Troubleshooting is a very reactive process. By its nature, you’re fixing an already existing problem. As good as it is to be able to troubleshoot, it’s better to prevent weird problems from cropping up in the first place.

As sysadmins, we have numerous ways to do this. First, as Michael Jenke very sensibly suggests, is to use structured systems management, by administering via script instead of editing files by hand, or worse yet, clicking through the interface.

Another very potent tool that Chris Siebenmann brings up today is using checklists to perform complex tasks. (Incidentally, Chris mentions a term I’ve never heard before…”rubber duck debugging“. I think I’m going to try to expense one of these for troubleshooting purposes)

I’m a firm believer in checklists for anything that isn’t (or can’t be) automated. On our internal wiki, I have checklists for things like adding and removing users from the infrastructure, adding new machines, etc etc. They’re great, and I don’t have to “remember” everything that needs done, I can just do it and it’s always accurate. And if I’ve left something off the list, I add it to the list, and it’s more accurate.

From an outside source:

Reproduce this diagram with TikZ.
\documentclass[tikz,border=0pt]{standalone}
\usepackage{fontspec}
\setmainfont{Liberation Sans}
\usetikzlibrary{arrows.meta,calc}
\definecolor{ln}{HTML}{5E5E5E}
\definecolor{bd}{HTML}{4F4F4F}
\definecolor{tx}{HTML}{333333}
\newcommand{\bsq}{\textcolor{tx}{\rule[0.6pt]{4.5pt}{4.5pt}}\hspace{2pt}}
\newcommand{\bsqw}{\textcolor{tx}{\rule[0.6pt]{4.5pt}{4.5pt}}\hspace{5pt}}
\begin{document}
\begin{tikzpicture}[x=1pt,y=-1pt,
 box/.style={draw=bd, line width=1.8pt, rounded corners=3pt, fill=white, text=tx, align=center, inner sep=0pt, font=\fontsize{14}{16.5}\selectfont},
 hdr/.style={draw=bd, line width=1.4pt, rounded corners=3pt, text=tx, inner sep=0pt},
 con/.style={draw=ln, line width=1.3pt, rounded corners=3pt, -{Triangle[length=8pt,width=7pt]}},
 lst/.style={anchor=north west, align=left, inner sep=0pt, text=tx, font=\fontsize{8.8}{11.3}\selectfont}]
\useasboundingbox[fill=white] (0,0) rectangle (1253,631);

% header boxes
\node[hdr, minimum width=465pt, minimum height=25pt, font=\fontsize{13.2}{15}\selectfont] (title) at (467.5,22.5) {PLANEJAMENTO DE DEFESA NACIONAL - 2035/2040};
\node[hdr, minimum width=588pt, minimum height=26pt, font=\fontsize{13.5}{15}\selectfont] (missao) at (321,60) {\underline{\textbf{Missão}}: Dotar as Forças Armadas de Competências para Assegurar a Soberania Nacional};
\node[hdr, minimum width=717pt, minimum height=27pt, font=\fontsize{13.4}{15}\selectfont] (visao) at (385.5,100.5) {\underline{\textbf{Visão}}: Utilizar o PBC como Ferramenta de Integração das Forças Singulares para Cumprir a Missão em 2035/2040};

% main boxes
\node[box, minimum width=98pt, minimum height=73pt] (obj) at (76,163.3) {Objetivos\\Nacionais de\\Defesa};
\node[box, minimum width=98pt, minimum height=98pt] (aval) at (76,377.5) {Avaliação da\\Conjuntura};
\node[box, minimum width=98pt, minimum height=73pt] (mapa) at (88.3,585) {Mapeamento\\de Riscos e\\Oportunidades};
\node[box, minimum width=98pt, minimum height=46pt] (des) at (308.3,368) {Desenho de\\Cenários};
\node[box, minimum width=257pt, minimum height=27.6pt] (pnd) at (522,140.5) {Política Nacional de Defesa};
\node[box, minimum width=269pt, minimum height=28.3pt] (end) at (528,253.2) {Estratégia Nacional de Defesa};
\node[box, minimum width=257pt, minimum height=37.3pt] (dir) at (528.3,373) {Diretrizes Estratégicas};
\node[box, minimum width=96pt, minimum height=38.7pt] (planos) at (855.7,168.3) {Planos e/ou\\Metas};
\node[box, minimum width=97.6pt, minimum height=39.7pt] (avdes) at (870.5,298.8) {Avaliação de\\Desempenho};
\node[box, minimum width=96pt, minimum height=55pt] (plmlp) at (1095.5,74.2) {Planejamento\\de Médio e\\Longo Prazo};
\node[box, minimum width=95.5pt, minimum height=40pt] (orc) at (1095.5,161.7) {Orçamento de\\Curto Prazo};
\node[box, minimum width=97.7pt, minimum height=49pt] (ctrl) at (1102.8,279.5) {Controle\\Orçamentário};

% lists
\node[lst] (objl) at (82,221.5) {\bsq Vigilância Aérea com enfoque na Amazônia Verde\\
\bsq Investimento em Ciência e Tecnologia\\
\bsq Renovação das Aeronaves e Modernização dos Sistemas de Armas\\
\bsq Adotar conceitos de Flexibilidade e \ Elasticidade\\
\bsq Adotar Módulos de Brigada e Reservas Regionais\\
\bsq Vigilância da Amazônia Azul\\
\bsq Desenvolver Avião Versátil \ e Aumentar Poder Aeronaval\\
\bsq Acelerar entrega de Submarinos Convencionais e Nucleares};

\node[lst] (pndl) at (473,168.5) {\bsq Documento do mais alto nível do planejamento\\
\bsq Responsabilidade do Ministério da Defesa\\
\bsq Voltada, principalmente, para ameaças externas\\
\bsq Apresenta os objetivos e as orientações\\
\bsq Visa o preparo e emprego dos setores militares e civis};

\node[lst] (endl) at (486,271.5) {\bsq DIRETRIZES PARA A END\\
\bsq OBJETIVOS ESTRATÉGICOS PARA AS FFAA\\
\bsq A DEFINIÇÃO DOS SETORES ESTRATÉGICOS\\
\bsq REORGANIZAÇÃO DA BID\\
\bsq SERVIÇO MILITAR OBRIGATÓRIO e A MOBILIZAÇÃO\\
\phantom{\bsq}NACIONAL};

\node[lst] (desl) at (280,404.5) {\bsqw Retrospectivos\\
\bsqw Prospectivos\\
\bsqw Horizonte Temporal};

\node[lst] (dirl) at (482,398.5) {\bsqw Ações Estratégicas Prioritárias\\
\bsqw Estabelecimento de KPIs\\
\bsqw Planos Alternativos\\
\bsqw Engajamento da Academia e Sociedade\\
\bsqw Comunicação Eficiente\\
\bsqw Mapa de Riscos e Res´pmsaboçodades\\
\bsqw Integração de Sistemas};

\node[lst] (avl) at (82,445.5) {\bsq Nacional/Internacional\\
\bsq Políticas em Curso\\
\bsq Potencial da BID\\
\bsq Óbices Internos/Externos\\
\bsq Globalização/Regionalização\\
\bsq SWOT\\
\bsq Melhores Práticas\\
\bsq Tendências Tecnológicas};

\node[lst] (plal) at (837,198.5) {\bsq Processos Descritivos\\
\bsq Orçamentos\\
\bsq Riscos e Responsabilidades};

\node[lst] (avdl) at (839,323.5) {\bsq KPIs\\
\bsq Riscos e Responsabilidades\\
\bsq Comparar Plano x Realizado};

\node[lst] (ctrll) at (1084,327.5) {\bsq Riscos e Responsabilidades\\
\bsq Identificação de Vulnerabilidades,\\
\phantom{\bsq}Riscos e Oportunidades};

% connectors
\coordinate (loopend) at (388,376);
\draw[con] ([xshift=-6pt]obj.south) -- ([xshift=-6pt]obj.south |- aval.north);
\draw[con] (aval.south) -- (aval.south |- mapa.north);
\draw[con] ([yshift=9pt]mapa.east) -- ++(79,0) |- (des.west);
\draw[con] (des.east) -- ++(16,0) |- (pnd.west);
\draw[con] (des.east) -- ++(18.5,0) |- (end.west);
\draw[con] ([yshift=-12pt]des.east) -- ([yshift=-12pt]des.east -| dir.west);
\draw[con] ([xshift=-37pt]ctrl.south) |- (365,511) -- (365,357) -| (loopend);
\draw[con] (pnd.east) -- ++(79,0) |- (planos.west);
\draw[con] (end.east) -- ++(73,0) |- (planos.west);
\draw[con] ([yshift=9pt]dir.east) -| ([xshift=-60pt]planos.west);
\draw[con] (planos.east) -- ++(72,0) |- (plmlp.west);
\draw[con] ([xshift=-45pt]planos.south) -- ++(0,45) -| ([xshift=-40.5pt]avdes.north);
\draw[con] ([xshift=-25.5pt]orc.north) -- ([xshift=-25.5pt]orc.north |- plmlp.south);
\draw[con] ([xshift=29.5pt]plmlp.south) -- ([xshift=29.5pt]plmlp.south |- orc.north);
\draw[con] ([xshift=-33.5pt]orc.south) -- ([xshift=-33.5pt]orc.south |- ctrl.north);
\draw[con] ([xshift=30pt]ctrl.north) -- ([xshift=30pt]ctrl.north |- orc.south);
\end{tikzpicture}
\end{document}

I wasn’t always such a checklist person. It took a while for their usefulness to sink in. Tom Limoncelli does a great job of explaining why in his blog post, Transforming an art into a science, where he explains that back in the bad old days, planes kept crashing until pilots started pre-takeoff checklists. Similarly, has an article about doctors using checklists, which resulted in 36% fewer complications and deaths in the operating room.

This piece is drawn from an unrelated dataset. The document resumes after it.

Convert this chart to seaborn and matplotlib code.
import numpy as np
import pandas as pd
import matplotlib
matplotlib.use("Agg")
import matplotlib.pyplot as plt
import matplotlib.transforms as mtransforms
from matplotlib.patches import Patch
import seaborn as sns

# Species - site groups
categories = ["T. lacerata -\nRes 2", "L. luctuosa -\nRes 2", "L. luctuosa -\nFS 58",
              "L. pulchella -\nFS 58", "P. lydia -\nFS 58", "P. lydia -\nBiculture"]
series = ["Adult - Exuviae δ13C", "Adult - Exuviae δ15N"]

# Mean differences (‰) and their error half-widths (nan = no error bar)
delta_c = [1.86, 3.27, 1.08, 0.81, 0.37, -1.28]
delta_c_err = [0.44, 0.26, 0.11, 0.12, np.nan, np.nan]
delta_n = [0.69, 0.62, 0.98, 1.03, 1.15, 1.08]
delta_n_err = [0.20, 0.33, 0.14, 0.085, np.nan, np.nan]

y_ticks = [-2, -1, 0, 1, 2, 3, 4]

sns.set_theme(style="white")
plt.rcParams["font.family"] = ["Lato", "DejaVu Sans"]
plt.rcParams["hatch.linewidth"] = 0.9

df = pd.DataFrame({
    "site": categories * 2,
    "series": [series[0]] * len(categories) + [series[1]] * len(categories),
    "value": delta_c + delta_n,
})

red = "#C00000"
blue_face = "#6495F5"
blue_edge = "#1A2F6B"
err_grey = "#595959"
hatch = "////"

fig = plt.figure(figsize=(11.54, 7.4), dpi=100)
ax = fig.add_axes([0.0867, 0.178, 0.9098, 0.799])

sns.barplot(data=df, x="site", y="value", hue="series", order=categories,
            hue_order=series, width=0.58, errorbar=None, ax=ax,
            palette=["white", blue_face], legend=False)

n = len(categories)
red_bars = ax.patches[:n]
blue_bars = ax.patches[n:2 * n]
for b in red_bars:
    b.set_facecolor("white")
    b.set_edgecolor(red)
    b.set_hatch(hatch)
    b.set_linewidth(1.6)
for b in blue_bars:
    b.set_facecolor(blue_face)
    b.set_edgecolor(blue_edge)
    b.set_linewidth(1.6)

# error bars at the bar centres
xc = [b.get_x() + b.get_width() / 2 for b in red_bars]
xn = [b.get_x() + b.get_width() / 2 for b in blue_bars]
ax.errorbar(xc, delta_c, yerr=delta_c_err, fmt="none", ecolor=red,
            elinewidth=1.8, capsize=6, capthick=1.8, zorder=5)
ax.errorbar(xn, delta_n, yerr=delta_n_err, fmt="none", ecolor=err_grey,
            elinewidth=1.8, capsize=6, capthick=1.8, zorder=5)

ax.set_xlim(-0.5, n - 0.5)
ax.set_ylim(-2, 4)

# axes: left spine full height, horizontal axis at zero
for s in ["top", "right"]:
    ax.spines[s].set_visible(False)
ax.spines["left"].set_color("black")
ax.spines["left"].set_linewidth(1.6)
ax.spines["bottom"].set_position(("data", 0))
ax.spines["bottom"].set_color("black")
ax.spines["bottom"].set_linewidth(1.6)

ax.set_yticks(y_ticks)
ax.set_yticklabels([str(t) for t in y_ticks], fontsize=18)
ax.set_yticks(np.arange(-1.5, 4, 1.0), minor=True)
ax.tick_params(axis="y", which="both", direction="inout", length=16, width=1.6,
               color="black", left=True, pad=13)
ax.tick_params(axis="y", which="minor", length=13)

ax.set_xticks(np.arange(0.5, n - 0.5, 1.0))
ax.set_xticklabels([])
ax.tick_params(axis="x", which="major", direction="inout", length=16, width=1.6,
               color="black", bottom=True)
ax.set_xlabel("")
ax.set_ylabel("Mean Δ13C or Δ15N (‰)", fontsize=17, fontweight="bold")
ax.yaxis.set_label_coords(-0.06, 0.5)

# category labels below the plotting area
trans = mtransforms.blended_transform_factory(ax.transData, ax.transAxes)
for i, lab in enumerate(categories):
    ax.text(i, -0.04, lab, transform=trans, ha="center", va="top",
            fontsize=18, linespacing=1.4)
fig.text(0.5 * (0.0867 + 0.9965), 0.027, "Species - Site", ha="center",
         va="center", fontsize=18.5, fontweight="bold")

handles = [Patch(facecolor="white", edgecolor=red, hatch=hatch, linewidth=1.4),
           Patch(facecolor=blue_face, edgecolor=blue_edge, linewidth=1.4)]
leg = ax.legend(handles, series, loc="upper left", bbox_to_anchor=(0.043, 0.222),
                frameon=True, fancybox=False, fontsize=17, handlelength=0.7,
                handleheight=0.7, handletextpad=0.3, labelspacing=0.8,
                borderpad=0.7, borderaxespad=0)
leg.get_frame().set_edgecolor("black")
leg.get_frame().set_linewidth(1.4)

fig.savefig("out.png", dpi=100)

Checklists take complex, fun tasks and make them boring.

  • Matt

    wow, I slaughtered that. Sorry Chris! It’s fixed.

  • Ben C

    So if I buy a pirate duck and use it to troubleshoot, does that make me an idea pirate? Arrrrr!

  • Matt


    Walk the plank, ye scurvy cur!

  • AJ

    Matt, this is a great post. I do use checklists but the way I use them is still inefficient. I usually throw a whole bunch of things I need to do for a particular job on a sheet of loose leaf paper, and I do cross them off, and I usually work on them in order of importance but I am still missing a step prior to all of this. Mainly being that I end up with a whole bunch of different loose leaf sheets all over the place from being over whelmed with jobs and then I start working on one, then work on another, then somewhere along there I end up losing a sheet or not getting to something important on that sheet.

    What I need to do and will hopefully start today if I am smart is creating a “root” checklist. Then making a “sub-root” checklist for all of the junk there after.